Stopping in Luza Square to listen for the bell, to watch Maro and Baro lift their hammers, and to imagine the merchants and sailors who once relied on this sound, costs nothing and takes only a few minutes. In return, it gives you a thread that connects many of Dubrovnik’s most famous sights into a single, coherent story. For a city that can feel overwhelming at first glance, that small act of attention might be the most rewarding experience of your visit.
FAQ
Q1. Where exactly is the Bell Tower in Dubrovnik?
The Bell Tower stands at the eastern end of Stradun in Luza Square, next to Sponza Palace and facing Orlando’s Column and St Blaise’s Church.
Q2. Can visitors climb the Dubrovnik Bell Tower?
No, the Bell Tower itself is not open for climbing. For elevated views of the Old Town, visitors usually walk the city walls or climb towers such as Minčeta on the fortifications.

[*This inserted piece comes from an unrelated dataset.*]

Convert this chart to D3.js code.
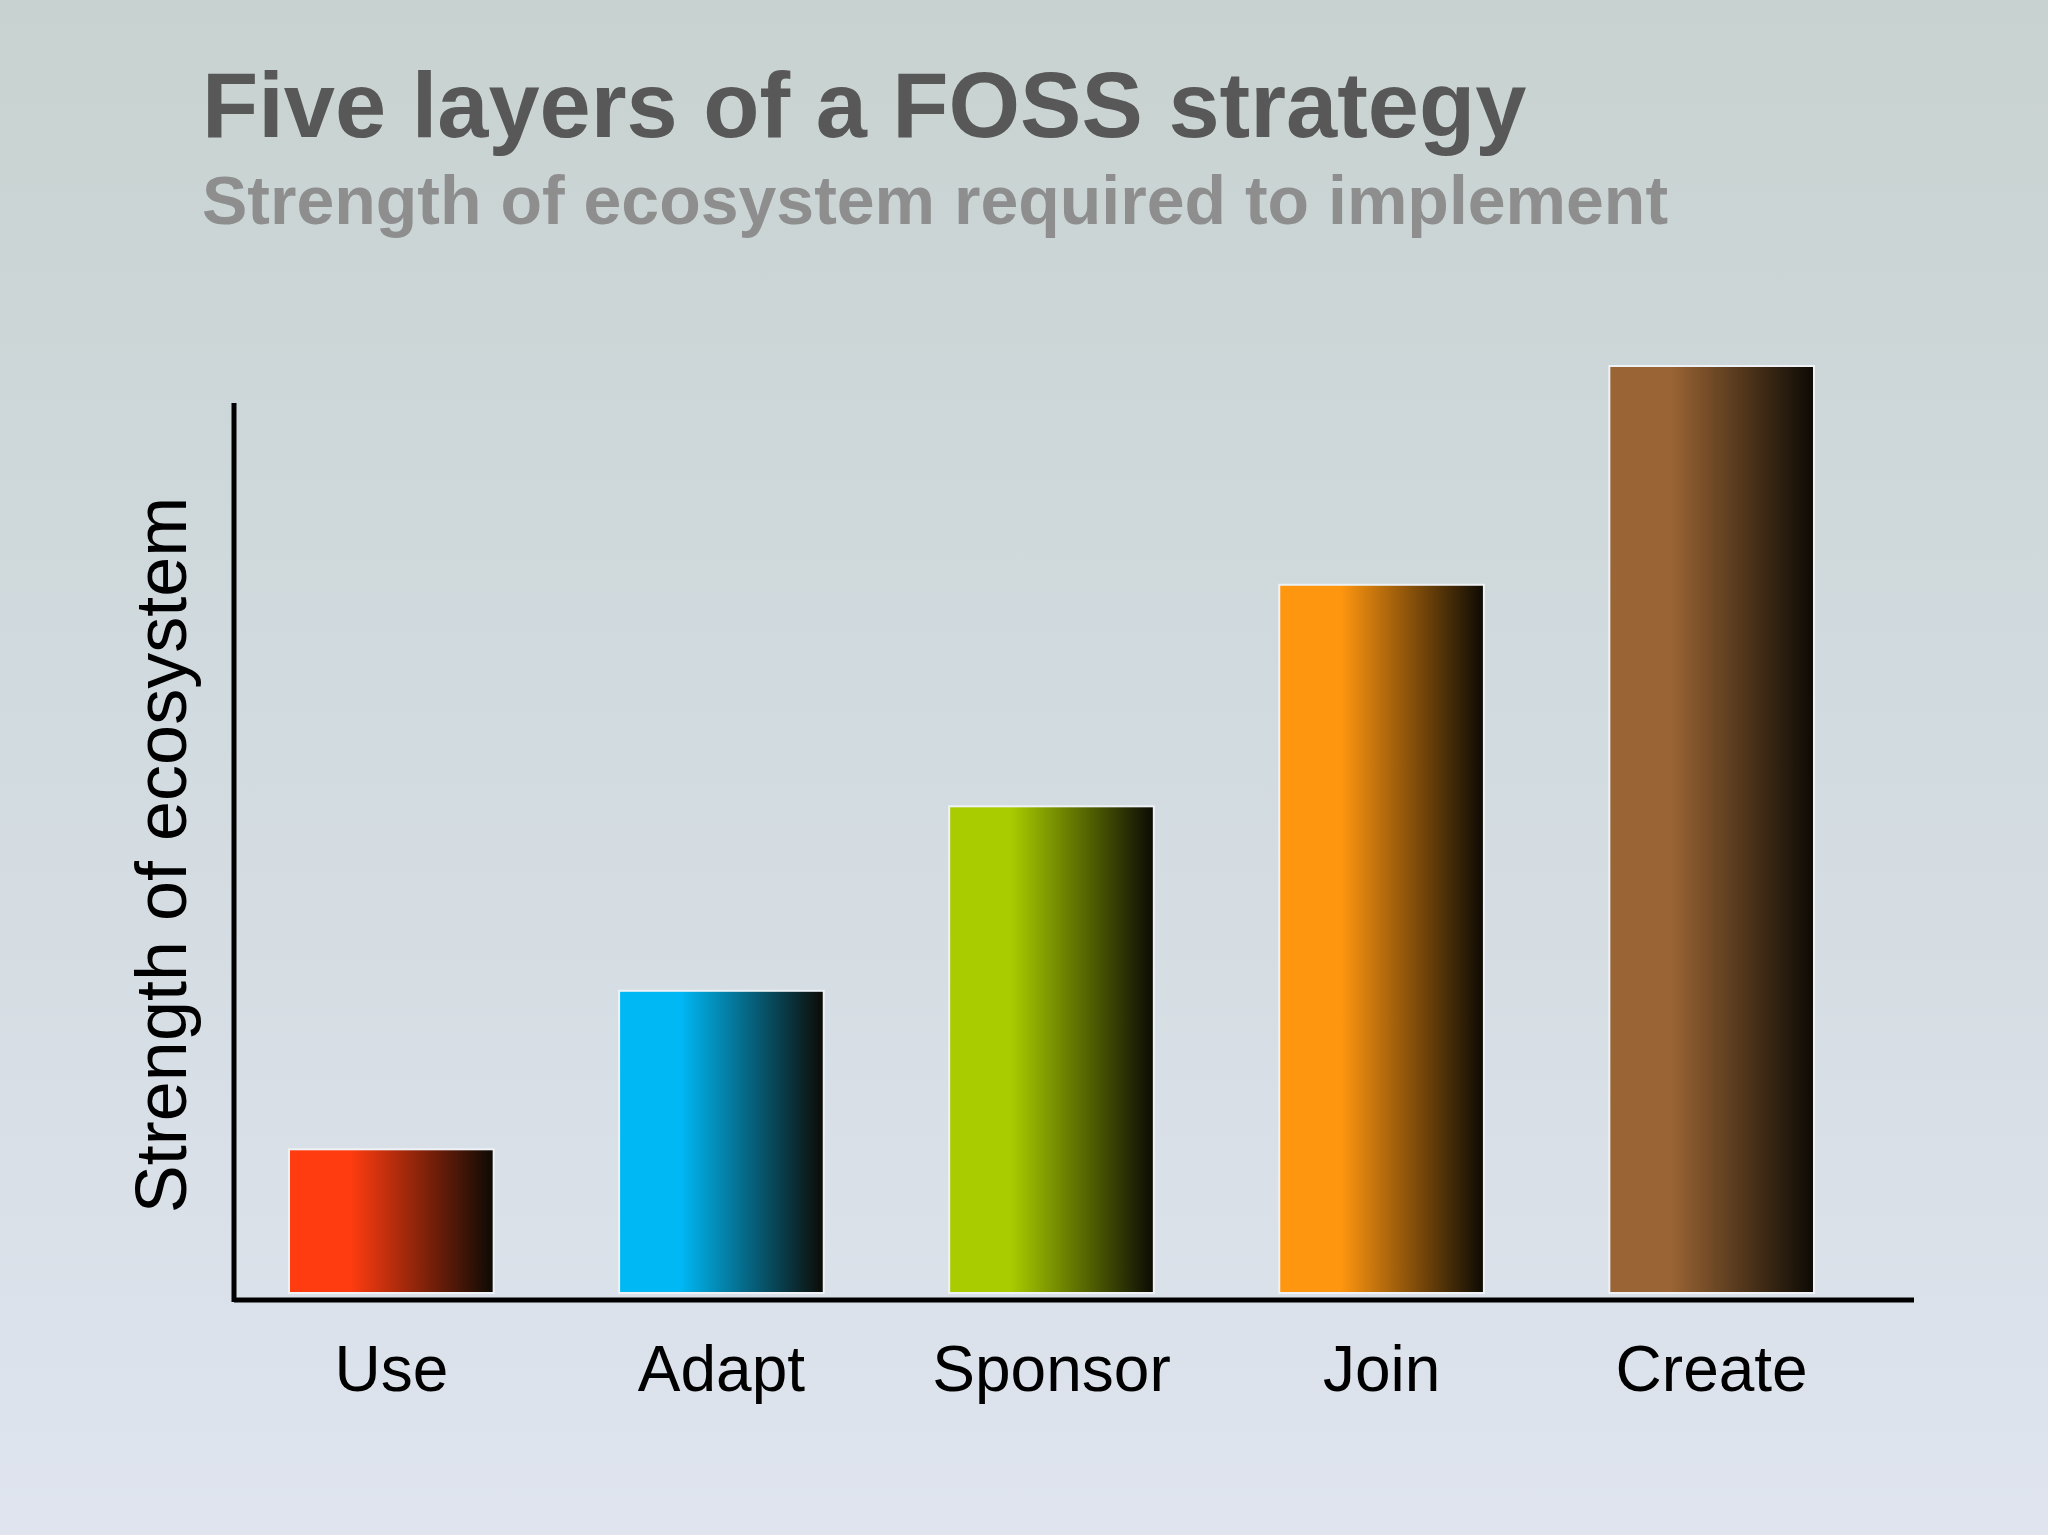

Q3. What is the best time of day to see or photograph the Bell Tower?
Late afternoon and early evening work well, when the light is softer on Stradun and the tower, and crowds in Luza Square begin to thin slightly.
Q4. Who are Maro and Baro on the Bell Tower?
Maro and Baro are the two bronze “green men” figures that strike the bell. The originals date from the 15th century and are now kept in the Cultural History Museum, while replicas work on the tower.
Q5. How old is the Dubrovnik Bell Tower?
The original tower was built in 1444. It was demolished in 1928 due to structural problems and rebuilt in 1929 following the original design, then reinforced again after earthquake damage in the late 20th century.
Q6. Does the Bell Tower still keep time for the city?
Yes, the clock and bell are still functioning. The bell strikes the hours and remains part of the city’s daily soundscape, especially noticeable in and around Luza Square.
Q7. Is there an entrance fee to see the Bell Tower?
No ticket is required to view the Bell Tower from Luza Square or Stradun. It is an outdoor landmark visible as you walk through the Old Town.
Q8. What other sights are near the Bell Tower?
Nearby landmarks include Sponza Palace, the Church of St Blaise, Orlando’s Column, the Rector’s Palace, and the entrance to the old harbour, all within a few minutes’ walk.
Q9. How long should I plan to spend around the Bell Tower?
If you are simply passing through Luza Square, you might spend 10 to 20 minutes. Combining the tower with visits to nearby palaces, churches, or the museum can easily fill one to two hours.
Q10. Is the Bell Tower related to Dubrovnik’s Game of Thrones filming locations?
The Bell Tower itself did not play a major on-screen role, but it stands very close to several Old Town streets and squares that appeared in the series, making it a useful reference point for themed walking tours.